EXERCISE: Your task is to copy a single run of lines that starts at the line with "Write the Chart.js code for this chart." and stops at the line with "const appliedShear = [340.5, 328.5, 207, 200];", keeping both ends. Copy nothing else.

DATA FOR THIS EXERCISE:
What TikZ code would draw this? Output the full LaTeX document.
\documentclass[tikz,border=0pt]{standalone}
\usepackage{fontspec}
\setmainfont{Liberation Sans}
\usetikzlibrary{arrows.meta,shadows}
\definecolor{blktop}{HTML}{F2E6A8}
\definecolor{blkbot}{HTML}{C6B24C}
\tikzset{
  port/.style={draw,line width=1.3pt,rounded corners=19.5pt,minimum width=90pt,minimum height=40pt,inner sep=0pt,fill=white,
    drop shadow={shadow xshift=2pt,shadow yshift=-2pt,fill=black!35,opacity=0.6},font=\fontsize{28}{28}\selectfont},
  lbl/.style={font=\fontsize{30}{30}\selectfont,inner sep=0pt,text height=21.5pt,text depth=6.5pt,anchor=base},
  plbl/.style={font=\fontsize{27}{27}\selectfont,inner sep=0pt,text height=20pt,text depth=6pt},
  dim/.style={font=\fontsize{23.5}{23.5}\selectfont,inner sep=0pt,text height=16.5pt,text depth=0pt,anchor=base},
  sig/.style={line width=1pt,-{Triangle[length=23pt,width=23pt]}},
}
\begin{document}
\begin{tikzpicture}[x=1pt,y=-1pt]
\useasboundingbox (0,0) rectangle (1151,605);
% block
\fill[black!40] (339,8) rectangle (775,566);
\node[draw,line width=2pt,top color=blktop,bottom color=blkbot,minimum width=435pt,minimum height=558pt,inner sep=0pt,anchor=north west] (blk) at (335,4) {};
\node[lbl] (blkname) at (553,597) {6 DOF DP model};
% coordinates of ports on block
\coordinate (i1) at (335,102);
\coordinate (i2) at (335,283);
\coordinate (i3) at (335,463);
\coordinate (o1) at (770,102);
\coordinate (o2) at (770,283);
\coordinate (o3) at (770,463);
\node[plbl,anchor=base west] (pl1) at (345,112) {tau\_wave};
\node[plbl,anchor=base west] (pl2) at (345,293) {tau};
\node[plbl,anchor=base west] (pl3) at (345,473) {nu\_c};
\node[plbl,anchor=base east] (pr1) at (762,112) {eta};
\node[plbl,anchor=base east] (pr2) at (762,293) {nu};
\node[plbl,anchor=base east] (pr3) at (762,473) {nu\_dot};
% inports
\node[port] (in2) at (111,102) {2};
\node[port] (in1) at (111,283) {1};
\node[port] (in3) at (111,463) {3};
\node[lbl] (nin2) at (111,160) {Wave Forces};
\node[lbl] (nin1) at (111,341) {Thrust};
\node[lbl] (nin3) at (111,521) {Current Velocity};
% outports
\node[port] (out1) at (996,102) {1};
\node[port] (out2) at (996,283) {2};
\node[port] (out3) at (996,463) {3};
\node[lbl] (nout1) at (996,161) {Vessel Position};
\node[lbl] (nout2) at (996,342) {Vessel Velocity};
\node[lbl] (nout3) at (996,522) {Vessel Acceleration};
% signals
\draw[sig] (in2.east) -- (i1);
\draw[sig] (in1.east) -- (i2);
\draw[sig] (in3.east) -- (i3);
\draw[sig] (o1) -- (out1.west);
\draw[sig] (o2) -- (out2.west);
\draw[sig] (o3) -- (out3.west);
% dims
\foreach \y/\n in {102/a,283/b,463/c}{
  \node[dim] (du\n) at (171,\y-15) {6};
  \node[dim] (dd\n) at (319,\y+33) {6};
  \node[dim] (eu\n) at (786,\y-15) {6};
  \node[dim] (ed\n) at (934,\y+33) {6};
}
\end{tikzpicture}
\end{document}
---
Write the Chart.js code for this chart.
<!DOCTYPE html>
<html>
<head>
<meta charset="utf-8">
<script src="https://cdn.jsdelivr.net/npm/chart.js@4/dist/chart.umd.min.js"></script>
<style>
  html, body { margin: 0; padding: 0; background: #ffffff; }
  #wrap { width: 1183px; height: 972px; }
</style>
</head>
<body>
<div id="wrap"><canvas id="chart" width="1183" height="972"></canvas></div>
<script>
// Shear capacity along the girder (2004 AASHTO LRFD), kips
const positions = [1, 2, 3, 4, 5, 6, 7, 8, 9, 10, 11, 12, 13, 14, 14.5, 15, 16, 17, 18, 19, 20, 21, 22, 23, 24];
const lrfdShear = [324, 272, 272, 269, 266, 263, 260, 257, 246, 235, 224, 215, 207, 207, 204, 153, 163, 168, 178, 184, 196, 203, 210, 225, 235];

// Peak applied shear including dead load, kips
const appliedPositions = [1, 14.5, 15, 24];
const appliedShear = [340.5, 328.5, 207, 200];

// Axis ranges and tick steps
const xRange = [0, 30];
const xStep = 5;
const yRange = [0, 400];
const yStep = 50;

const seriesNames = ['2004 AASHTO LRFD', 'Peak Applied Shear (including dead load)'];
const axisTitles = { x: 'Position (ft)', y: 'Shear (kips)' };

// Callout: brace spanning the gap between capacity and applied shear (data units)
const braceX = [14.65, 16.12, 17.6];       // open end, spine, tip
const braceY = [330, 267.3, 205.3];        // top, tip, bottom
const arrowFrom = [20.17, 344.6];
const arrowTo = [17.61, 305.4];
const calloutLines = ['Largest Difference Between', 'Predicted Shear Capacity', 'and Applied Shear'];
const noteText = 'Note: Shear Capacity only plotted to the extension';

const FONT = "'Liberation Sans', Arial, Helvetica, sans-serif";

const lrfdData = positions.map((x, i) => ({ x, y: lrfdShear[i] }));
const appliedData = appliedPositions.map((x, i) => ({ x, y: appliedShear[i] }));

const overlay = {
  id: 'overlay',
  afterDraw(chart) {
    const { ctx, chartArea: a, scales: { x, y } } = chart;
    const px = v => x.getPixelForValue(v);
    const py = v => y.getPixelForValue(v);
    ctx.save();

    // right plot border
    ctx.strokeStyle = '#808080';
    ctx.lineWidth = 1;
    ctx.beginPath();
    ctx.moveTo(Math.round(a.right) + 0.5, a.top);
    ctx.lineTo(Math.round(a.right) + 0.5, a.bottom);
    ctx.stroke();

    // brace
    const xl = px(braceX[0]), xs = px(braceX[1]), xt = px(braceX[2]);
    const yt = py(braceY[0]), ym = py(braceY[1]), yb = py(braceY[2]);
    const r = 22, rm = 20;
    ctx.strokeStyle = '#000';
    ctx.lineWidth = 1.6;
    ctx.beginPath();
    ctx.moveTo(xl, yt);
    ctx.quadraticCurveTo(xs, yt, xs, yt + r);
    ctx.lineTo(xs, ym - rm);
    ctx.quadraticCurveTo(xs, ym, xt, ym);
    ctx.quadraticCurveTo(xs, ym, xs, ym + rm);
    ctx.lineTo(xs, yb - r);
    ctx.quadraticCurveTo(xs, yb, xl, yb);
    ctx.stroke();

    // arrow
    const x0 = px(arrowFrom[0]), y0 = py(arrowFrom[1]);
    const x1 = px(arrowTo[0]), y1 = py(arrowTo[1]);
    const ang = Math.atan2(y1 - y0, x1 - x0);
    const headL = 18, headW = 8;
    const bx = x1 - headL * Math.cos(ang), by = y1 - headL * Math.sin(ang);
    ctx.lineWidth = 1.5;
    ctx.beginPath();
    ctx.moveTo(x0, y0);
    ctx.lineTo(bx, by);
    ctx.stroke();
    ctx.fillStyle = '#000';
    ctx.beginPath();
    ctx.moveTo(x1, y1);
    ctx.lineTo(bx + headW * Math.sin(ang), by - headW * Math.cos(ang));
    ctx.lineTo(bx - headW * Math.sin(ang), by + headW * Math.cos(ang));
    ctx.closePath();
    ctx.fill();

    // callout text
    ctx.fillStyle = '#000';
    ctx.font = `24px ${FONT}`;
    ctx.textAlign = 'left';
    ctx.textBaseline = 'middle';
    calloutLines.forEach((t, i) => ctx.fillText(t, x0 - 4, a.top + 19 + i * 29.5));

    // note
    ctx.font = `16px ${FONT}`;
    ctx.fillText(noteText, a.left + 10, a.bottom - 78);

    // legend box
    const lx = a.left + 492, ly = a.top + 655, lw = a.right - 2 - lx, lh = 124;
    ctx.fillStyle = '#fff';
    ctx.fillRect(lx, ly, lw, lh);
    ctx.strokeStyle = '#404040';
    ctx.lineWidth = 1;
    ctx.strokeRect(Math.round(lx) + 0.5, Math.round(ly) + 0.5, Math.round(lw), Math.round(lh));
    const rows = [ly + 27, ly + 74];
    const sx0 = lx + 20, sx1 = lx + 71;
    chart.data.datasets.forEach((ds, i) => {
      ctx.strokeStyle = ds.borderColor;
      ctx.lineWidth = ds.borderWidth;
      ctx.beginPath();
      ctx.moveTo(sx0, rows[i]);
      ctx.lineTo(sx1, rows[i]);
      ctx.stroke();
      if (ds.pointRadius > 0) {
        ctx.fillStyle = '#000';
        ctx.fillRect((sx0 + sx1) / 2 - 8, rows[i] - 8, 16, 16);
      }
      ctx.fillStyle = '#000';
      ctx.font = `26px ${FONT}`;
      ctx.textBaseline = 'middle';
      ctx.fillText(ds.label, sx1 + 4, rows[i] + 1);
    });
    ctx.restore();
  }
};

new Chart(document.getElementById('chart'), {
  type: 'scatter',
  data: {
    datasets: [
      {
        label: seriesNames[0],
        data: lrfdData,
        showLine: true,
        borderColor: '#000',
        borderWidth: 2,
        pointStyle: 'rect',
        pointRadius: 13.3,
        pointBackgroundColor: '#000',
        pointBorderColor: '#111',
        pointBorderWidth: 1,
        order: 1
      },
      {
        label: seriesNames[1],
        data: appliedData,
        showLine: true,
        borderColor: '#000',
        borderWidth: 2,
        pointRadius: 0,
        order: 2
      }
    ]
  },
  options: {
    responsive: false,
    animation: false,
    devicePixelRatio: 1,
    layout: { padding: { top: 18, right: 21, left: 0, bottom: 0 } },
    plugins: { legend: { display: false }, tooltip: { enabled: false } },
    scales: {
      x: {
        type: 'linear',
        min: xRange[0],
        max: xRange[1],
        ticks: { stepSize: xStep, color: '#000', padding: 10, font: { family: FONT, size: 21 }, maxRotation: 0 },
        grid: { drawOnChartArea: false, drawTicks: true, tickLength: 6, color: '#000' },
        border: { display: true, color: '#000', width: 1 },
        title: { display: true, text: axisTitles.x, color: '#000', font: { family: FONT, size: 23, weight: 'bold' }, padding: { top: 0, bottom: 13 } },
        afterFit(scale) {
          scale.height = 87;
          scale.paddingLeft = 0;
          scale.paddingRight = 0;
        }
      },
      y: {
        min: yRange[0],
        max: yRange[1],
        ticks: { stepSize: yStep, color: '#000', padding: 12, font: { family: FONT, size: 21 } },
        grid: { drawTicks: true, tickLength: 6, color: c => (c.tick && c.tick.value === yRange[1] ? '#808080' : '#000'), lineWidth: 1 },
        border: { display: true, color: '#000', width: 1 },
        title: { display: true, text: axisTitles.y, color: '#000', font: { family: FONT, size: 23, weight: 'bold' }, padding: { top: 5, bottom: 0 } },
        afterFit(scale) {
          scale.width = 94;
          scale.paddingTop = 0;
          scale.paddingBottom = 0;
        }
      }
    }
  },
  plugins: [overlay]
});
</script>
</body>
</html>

TASK ANSWER:
Write the Chart.js code for this chart.
<!DOCTYPE html>
<html>
<head>
<meta charset="utf-8">
<script src="https://cdn.jsdelivr.net/npm/chart.js@4/dist/chart.umd.min.js"></script>
<style>
  html, body { margin: 0; padding: 0; background: #ffffff; }
  #wrap { width: 1183px; height: 972px; }
</style>
</head>
<body>
<div id="wrap"><canvas id="chart" width="1183" height="972"></canvas></div>
<script>
// Shear capacity along the girder (2004 AASHTO LRFD), kips
const positions = [1, 2, 3, 4, 5, 6, 7, 8, 9, 10, 11, 12, 13, 14, 14.5, 15, 16, 17, 18, 19, 20, 21, 22, 23, 24];
const lrfdShear = [324, 272, 272, 269, 266, 263, 260, 257, 246, 235, 224, 215, 207, 207, 204, 153, 163, 168, 178, 184, 196, 203, 210, 225, 235];

// Peak applied shear including dead load, kips
const appliedPositions = [1, 14.5, 15, 24];
const appliedShear = [340.5, 328.5, 207, 200];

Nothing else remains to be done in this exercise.